__Dataset content__:
* start *
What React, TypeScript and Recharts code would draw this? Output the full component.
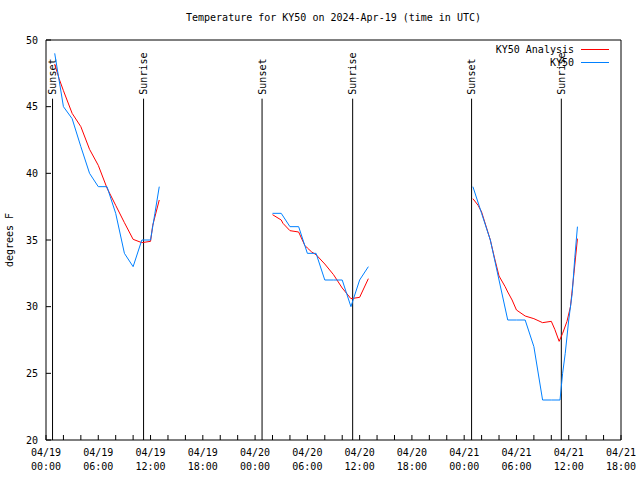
import React from 'react';
import { LineChart, Line, XAxis, YAxis, ReferenceLine, Legend } from 'recharts';

const TITLE = 'Temperature for KY50 on 2024-Apr-19 (time in UTC)';
const Y_LABEL = 'degrees F';
const ANALYSIS_NAME = 'KY50 Analysis';
const OBS_NAME = 'KY50';

// KY50 Analysis (red), hours since 04/19 00:00 UTC
const anaHours1 = [1, 1.5, 2, 3, 4, 5, 6, 7, 8, 9, 10, 11, 12, 12.25, 13];
const anaTemps1 = [48.2, 47.1, 46.2, 44.5, 43.5, 41.8, 40.6, 38.9, 37.6, 36.3, 35.05, 34.8, 34.9, 36.1, 38.0];
const anaHours2 = [26, 27, 27.2, 28, 29, 29.7, 30, 30.5, 31, 32, 33, 34, 35, 36, 37];
const anaTemps2 = [36.9, 36.5, 36.25, 35.7, 35.6, 34.6, 34.4, 34.1, 33.9, 33.2, 32.4, 31.4, 30.6, 30.7, 32.1];
const anaHours3 = [49, 49.6, 50, 51, 51.5, 52, 52.7, 53, 53.5, 54, 55, 56, 57, 58, 58.4, 58.9, 59.3, 59.8, 60.2, 60.6, 61];
const anaTemps3 = [38.1, 37.6, 37.1, 35.0, 33.6, 32.3, 31.5, 31.1, 30.5, 29.75, 29.3, 29.1, 28.8, 28.9, 28.3, 27.4, 28.0, 28.9, 30.0, 32.5, 35.1];

// KY50 observations (blue)
const obsHours1 = [1, 2, 3, 4, 5, 6, 7, 8, 9, 10, 11, 12, 12.5, 13];
const obsTemps1 = [49, 45, 44.1, 42, 40, 39, 39, 37, 34, 33, 35, 35, 37, 39];
const obsHours2 = [26, 27, 28, 29, 30, 31, 32, 33, 34, 35, 36, 37];
const obsTemps2 = [37, 37, 36, 36, 34, 34, 32, 32, 32, 30, 32, 33];
const obsHours3 = [49, 50, 51, 52, 53, 54, 55, 56, 57, 58, 59, 59.3, 59.6, 60, 60.4, 60.7, 61];
const obsTemps3 = [39, 37, 35, 32, 29, 29, 29, 27, 23, 23, 23, 25, 26.5, 29, 31, 33.7, 36];

const sunsetHours = [0.75, 24.8, 48.85];
const sunriseHours = [11.2, 35.2, 59.15];

const xTicks = [0, 2, 4, 6, 8, 10, 12, 14, 16, 18, 20, 22, 24, 26, 28, 30, 32, 34, 36, 38, 40, 42, 44, 46, 48, 50, 52, 54, 56, 58, 60, 62, 64, 66];
const yTicks = [20, 25, 30, 35, 40, 45, 50];
const X_DOMAIN: [number, number] = [0, 66];
const Y_DOMAIN: [number, number] = [20, 50];
const SUN_LINE_TOP = 45.6;

const FONT = '"DejaVu Sans Mono", "Liberation Mono", monospace';
const RED = '#ff0000';
const BLUE = '#0080ff';

type Pt = { h: number; t: number | null };

function buildSeries(segs: [number[], number[]][]): Pt[] {
  const out: Pt[] = [];
  segs.forEach(([hs, ts], i) => {
    if (i > 0) {
      const prev = segs[i - 1][0];
      out.push({ h: (prev[prev.length - 1] + hs[0]) / 2, t: null });
    }
    hs.forEach((h, j) => out.push({ h, t: ts[j] }));
  });
  return out;
}

const anaData = buildSeries([
  [anaHours1, anaTemps1],
  [anaHours2, anaTemps2],
  [anaHours3, anaTemps3],
]);
const obsData = buildSeries([
  [obsHours1, obsTemps1],
  [obsHours2, obsTemps2],
  [obsHours3, obsTemps3],
]);

const pad = (n: number) => (n < 10 ? '0' + n : '' + n);

const XTick = (props: any) => {
  const { x, y, payload } = props;
  const h = payload.value as number;
  if (h % 6 !== 0) return null;
  const day = 19 + Math.floor(h / 24);
  const hh = h % 24;
  return (
    <text x={x} y={y} textAnchor="middle" fontFamily={FONT} fontSize={10} fill="#000">
      <tspan x={x} dy={9}>{`04/${pad(day)}`}</tspan>
      <tspan x={x} dy={14}>{`${pad(hh)}:00`}</tspan>
    </text>
  );
};

const YTick = (props: any) => {
  const { x, y, payload } = props;
  return (
    <text x={x} y={y} dy={3.5} textAnchor="end" fontFamily={FONT} fontSize={10} fill="#000">
      {payload.value}
    </text>
  );
};

const YLabel = (props: any) => {
  const vb = props.viewBox || { x: 0, y: 40, width: 46, height: 400 };
  const cx = vb.x + 13;
  const cy = vb.y + vb.height / 2;
  return (
    <text x={cx} y={cy} transform={`rotate(-90, ${cx}, ${cy})`} textAnchor="middle" fontFamily={FONT} fontSize={10} fill="#000">
      {Y_LABEL}
    </text>
  );
};

const makeSunLabel = (text: string) => (props: any) => {
  const vb = props.viewBox || { x: 0, y: 0 };
  const ox = vb.x + 3.5;
  const oy = vb.y - 4;
  return (
    <text x={ox} y={oy} transform={`rotate(-90, ${ox}, ${oy})`} textAnchor="start" fontFamily={FONT} fontSize={10} fill="#000">
      {text}
    </text>
  );
};

const LegendBox = () => (
  <div style={{ fontFamily: FONT, fontSize: 10, color: '#000', lineHeight: '13px' }}>
    {[
      { name: ANALYSIS_NAME, color: RED },
      { name: OBS_NAME, color: BLUE },
    ].map((it) => (
      <div key={it.name} style={{ display: 'flex', justifyContent: 'flex-end', alignItems: 'center', height: 13 }}>
        <span>{it.name}</span>
        <span style={{ display: 'inline-block', width: 28, height: 0, borderTop: `1px solid ${it.color}`, marginLeft: 7 }} />
      </div>
    ))}
  </div>
);

export default function App() {
  return (
    <div style={{ position: 'absolute', left: 0, top: 0, width: 640, height: 480, background: '#fff' }}>
      <div
        style={{
          position: 'absolute',
          left: 46,
          width: 575,
          top: 12,
          textAlign: 'center',
          fontFamily: FONT,
          fontSize: 10,
          color: '#000',
          zIndex: 2,
        }}
      >
        {TITLE}
      </div>
      <LineChart width={640} height={480} margin={{ top: 10, right: 0, bottom: 0, left: 0 }}>
        <XAxis
          xAxisId="b"
          dataKey="h"
          type="number"
          domain={X_DOMAIN}
          ticks={xTicks}
          interval={0}
          allowDataOverflow
          height={40}
          tickSize={-5}
          tickMargin={12}
          axisLine={{ stroke: '#000' }}
          tickLine={{ stroke: '#000' }}
          tick={<XTick />}
        />
        <XAxis
          xAxisId="t"
          orientation="top"
          dataKey="h"
          type="number"
          domain={X_DOMAIN}
          ticks={xTicks}
          interval={0}
          allowDataOverflow
          height={30}
          tickSize={-5}
          axisLine={{ stroke: '#000' }}
          tickLine={{ stroke: '#000' }}
          tick={false}
        />
        <YAxis
          yAxisId="l"
          type="number"
          domain={Y_DOMAIN}
          ticks={yTicks}
          interval={0}
          allowDataOverflow
          width={46}
          tickSize={-5}
          tickMargin={13}
          axisLine={{ stroke: '#000' }}
          tickLine={{ stroke: '#000' }}
          tick={<YTick />}
          label={<YLabel />}
        />
        <YAxis
          yAxisId="r"
          orientation="right"
          type="number"
          domain={Y_DOMAIN}
          ticks={yTicks}
          interval={0}
          allowDataOverflow
          width={19}
          tickSize={-5}
          axisLine={{ stroke: '#000' }}
          tickLine={{ stroke: '#000' }}
          tick={false}
        />
        {sunsetHours.map((h) => (
          <ReferenceLine
            key={'ss' + h}
            xAxisId="b"
            yAxisId="l"
            segment={[{ x: h, y: Y_DOMAIN[0] }, { x: h, y: SUN_LINE_TOP }]}
            stroke="#000"
            strokeWidth={1}
            label={makeSunLabel('Sunset')}
          />
        ))}
        {sunriseHours.map((h) => (
          <ReferenceLine
            key={'sr' + h}
            xAxisId="b"
            yAxisId="l"
            segment={[{ x: h, y: Y_DOMAIN[0] }, { x: h, y: SUN_LINE_TOP }]}
            stroke="#000"
            strokeWidth={1}
            label={makeSunLabel('Sunrise')}
          />
        ))}
        <Line
          xAxisId="b"
          yAxisId="l"
          data={anaData}
          dataKey="t"
          name={ANALYSIS_NAME}
          stroke={RED}
          strokeWidth={1}
          dot={false}
          activeDot={false}
          connectNulls={false}
          isAnimationActive={false}
        />
        <Line
          xAxisId="b"
          yAxisId="l"
          data={obsData}
          dataKey="t"
          name={OBS_NAME}
          stroke={BLUE}
          strokeWidth={1}
          dot={false}
          activeDot={false}
          connectNulls={false}
          isAnimationActive={false}
        />
        <Legend
          layout="horizontal"
          verticalAlign="middle"
          align="center"
          wrapperStyle={{ position: 'absolute', top: 43, left: 464, width: 145, height: 26 }}
          content={() => <LegendBox />}
        />
      </LineChart>
    </div>
  );
}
* end *
__Set problem__: Begin at the first line of the data above and repeat each line exactly, stopping after the line containing "30.0, 32.5, 35.1];". Omit the pictures.

__Task solution__:
What React, TypeScript and Recharts code would draw this? Output the full component.
import React from 'react';
import { LineChart, Line, XAxis, YAxis, ReferenceLine, Legend } from 'recharts';

const TITLE = 'Temperature for KY50 on 2024-Apr-19 (time in UTC)';
const Y_LABEL = 'degrees F';
const ANALYSIS_NAME = 'KY50 Analysis';
const OBS_NAME = 'KY50';

// KY50 Analysis (red), hours since 04/19 00:00 UTC
const anaHours1 = [1, 1.5, 2, 3, 4, 5, 6, 7, 8, 9, 10, 11, 12, 12.25, 13];
const anaTemps1 = [48.2, 47.1, 46.2, 44.5, 43.5, 41.8, 40.6, 38.9, 37.6, 36.3, 35.05, 34.8, 34.9, 36.1, 38.0];
const anaHours2 = [26, 27, 27.2, 28, 29, 29.7, 30, 30.5, 31, 32, 33, 34, 35, 36, 37];
const anaTemps2 = [36.9, 36.5, 36.25, 35.7, 35.6, 34.6, 34.4, 34.1, 33.9, 33.2, 32.4, 31.4, 30.6, 30.7, 32.1];
const anaHours3 = [49, 49.6, 50, 51, 51.5, 52, 52.7, 53, 53.5, 54, 55, 56, 57, 58, 58.4, 58.9, 59.3, 59.8, 60.2, 60.6, 61];
const anaTemps3 = [38.1, 37.6, 37.1, 35.0, 33.6, 32.3, 31.5, 31.1, 30.5, 29.75, 29.3, 29.1, 28.8, 28.9, 28.3, 27.4, 28.0, 28.9, 30.0, 32.5, 35.1];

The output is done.